§ Supplied information

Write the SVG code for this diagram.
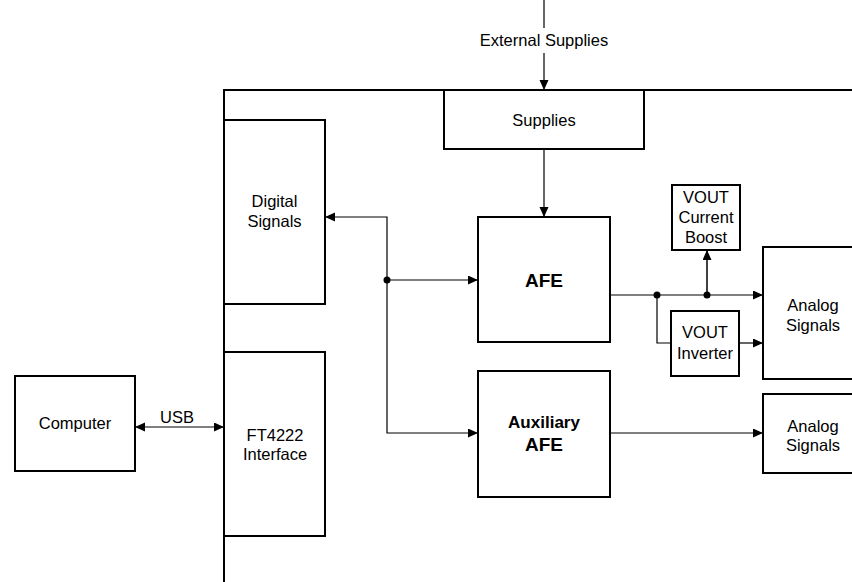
<svg xmlns="http://www.w3.org/2000/svg" width="852" height="582" viewBox="0 0 852 582">
<style>
  .box { fill: #fff; stroke: #000; stroke-width: 2; }
  .board { fill: none; stroke: #000; stroke-width: 2; }
  .wire { fill: none; stroke: #000; stroke-width: 1.2; }
  .dot { fill: #000; }
  .t { font-family: "Liberation Sans", Arial, sans-serif; font-size: 16.5px; fill: #000; text-anchor: middle; }
  .b { font-family: "Liberation Sans", Arial, sans-serif; font-weight: bold; fill: #000; text-anchor: middle; }
</style>
<defs>
  <marker id="arr" markerUnits="userSpaceOnUse" markerWidth="10" markerHeight="10" refX="10" refY="4.5" orient="auto-start-reverse">
    <path d="M0,0 L10,4.5 L0,9 z" fill="#000"/>
  </marker>
</defs>
<rect width="852" height="582" fill="#fff"/>

<g id="board">
  <path class="board" d="M224,582 V90 H852"/>
</g>

<g id="connectors">
  <path class="wire" d="M544,0 V28"/>
  <path class="wire" d="M544,53 V90" marker-end="url(#arr)"/>
  <path class="wire" d="M544,149 V217" marker-end="url(#arr)"/>
  <path class="wire" d="M478,433 H387 V217 H325" marker-start="url(#arr)" marker-end="url(#arr)"/>
  <path class="wire" d="M387,280 H478" marker-end="url(#arr)"/>
  <circle class="dot" cx="387" cy="280" r="3.5"/>
  <path class="wire" d="M135,427 H224" marker-start="url(#arr)" marker-end="url(#arr)"/>
  <path class="wire" d="M610,295 H763" marker-end="url(#arr)"/>
  <path class="wire" d="M657,295 V343 H671"/>
  <path class="wire" d="M739,343 H763" marker-end="url(#arr)"/>
  <path class="wire" d="M707,295 V250" marker-end="url(#arr)" style="stroke-width:1.5"/>
  <circle class="dot" cx="657" cy="295" r="3.5"/>
  <circle class="dot" cx="707" cy="295" r="3.5"/>
  <path class="wire" d="M610,433 H763" marker-end="url(#arr)"/>
  <text class="t" x="544" y="46">External Supplies</text>
  <text class="t" x="177" y="423">USB</text>
</g>

<g id="supplies">
  <rect class="box" x="444" y="90" width="200" height="59"/>
  <text class="t" x="544" y="125.5">Supplies</text>
</g>

<g id="digital-signals">
  <rect class="box" x="224" y="120" width="101" height="184"/>
  <text class="t" x="274.5" y="207">Digital</text>
  <text class="t" x="274.5" y="227">Signals</text>
</g>

<g id="ft4222">
  <rect class="box" x="224" y="352" width="101" height="184"/>
  <text class="t" x="275" y="441">FT4222</text>
  <text class="t" x="275" y="460">Interface</text>
</g>

<g id="computer">
  <rect class="box" x="15" y="376" width="120" height="95"/>
  <text class="t" x="75" y="429">Computer</text>
</g>

<g id="afe">
  <rect class="box" x="478" y="217" width="132" height="125"/>
  <text class="b" x="544" y="286.5" font-size="19">AFE</text>
</g>

<g id="aux-afe">
  <rect class="box" x="478" y="371" width="132" height="126"/>
  <text class="b" x="544" y="428" font-size="17">Auxiliary</text>
  <text class="b" x="544" y="451" font-size="19">AFE</text>
</g>

<g id="vout-boost">
  <rect class="box" x="672" y="185" width="68" height="65"/>
  <text class="t" x="706" y="203">VOUT</text>
  <text class="t" x="706" y="223">Current</text>
  <text class="t" x="706" y="243">Boost</text>
</g>

<g id="vout-inverter">
  <rect class="box" x="671" y="311" width="68" height="65"/>
  <text class="t" x="705" y="338">VOUT</text>
  <text class="t" x="705" y="359">Inverter</text>
</g>

<g id="analog-signals-1">
  <rect class="box" x="763" y="247" width="100" height="132"/>
  <text class="t" x="813" y="311">Analog</text>
  <text class="t" x="813" y="331">Signals</text>
</g>

<g id="analog-signals-2">
  <rect class="box" x="763" y="394" width="100" height="79"/>
  <text class="t" x="813" y="431.5">Analog</text>
  <text class="t" x="813" y="451">Signals</text>
</g>
</svg>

§ Task requirements
Exactly as written, return every line of the listing, but not the pictures.

§ Result of this exercise
Write the SVG code for this diagram.
<svg xmlns="http://www.w3.org/2000/svg" width="852" height="582" viewBox="0 0 852 582">
<style>
  .box { fill: #fff; stroke: #000; stroke-width: 2; }
  .board { fill: none; stroke: #000; stroke-width: 2; }
  .wire { fill: none; stroke: #000; stroke-width: 1.2; }
  .dot { fill: #000; }
  .t { font-family: "Liberation Sans", Arial, sans-serif; font-size: 16.5px; fill: #000; text-anchor: middle; }
  .b { font-family: "Liberation Sans", Arial, sans-serif; font-weight: bold; fill: #000; text-anchor: middle; }
</style>
<defs>
  <marker id="arr" markerUnits="userSpaceOnUse" markerWidth="10" markerHeight="10" refX="10" refY="4.5" orient="auto-start-reverse">
    <path d="M0,0 L10,4.5 L0,9 z" fill="#000"/>
  </marker>
</defs>
<rect width="852" height="582" fill="#fff"/>

<g id="board">
  <path class="board" d="M224,582 V90 H852"/>
</g>

<g id="connectors">
  <path class="wire" d="M544,0 V28"/>
  <path class="wire" d="M544,53 V90" marker-end="url(#arr)"/>
  <path class="wire" d="M544,149 V217" marker-end="url(#arr)"/>
  <path class="wire" d="M478,433 H387 V217 H325" marker-start="url(#arr)" marker-end="url(#arr)"/>
  <path class="wire" d="M387,280 H478" marker-end="url(#arr)"/>
  <circle class="dot" cx="387" cy="280" r="3.5"/>
  <path class="wire" d="M135,427 H224" marker-start="url(#arr)" marker-end="url(#arr)"/>
  <path class="wire" d="M610,295 H763" marker-end="url(#arr)"/>
  <path class="wire" d="M657,295 V343 H671"/>
  <path class="wire" d="M739,343 H763" marker-end="url(#arr)"/>
  <path class="wire" d="M707,295 V250" marker-end="url(#arr)" style="stroke-width:1.5"/>
  <circle class="dot" cx="657" cy="295" r="3.5"/>
  <circle class="dot" cx="707" cy="295" r="3.5"/>
  <path class="wire" d="M610,433 H763" marker-end="url(#arr)"/>
  <text class="t" x="544" y="46">External Supplies</text>
  <text class="t" x="177" y="423">USB</text>
</g>

<g id="supplies">
  <rect class="box" x="444" y="90" width="200" height="59"/>
  <text class="t" x="544" y="125.5">Supplies</text>
</g>

<g id="digital-signals">
  <rect class="box" x="224" y="120" width="101" height="184"/>
  <text class="t" x="274.5" y="207">Digital</text>
  <text class="t" x="274.5" y="227">Signals</text>
</g>

<g id="ft4222">
  <rect class="box" x="224" y="352" width="101" height="184"/>
  <text class="t" x="275" y="441">FT4222</text>
  <text class="t" x="275" y="460">Interface</text>
</g>

<g id="computer">
  <rect class="box" x="15" y="376" width="120" height="95"/>
  <text class="t" x="75" y="429">Computer</text>
</g>

<g id="afe">
  <rect class="box" x="478" y="217" width="132" height="125"/>
  <text class="b" x="544" y="286.5" font-size="19">AFE</text>
</g>

<g id="aux-afe">
  <rect class="box" x="478" y="371" width="132" height="126"/>
  <text class="b" x="544" y="428" font-size="17">Auxiliary</text>
  <text class="b" x="544" y="451" font-size="19">AFE</text>
</g>

<g id="vout-boost">
  <rect class="box" x="672" y="185" width="68" height="65"/>
  <text class="t" x="706" y="203">VOUT</text>
  <text class="t" x="706" y="223">Current</text>
  <text class="t" x="706" y="243">Boost</text>
</g>

<g id="vout-inverter">
  <rect class="box" x="671" y="311" width="68" height="65"/>
  <text class="t" x="705" y="338">VOUT</text>
  <text class="t" x="705" y="359">Inverter</text>
</g>

<g id="analog-signals-1">
  <rect class="box" x="763" y="247" width="100" height="132"/>
  <text class="t" x="813" y="311">Analog</text>
  <text class="t" x="813" y="331">Signals</text>
</g>

<g id="analog-signals-2">
  <rect class="box" x="763" y="394" width="100" height="79"/>
  <text class="t" x="813" y="431.5">Analog</text>
  <text class="t" x="813" y="451">Signals</text>
</g>
</svg>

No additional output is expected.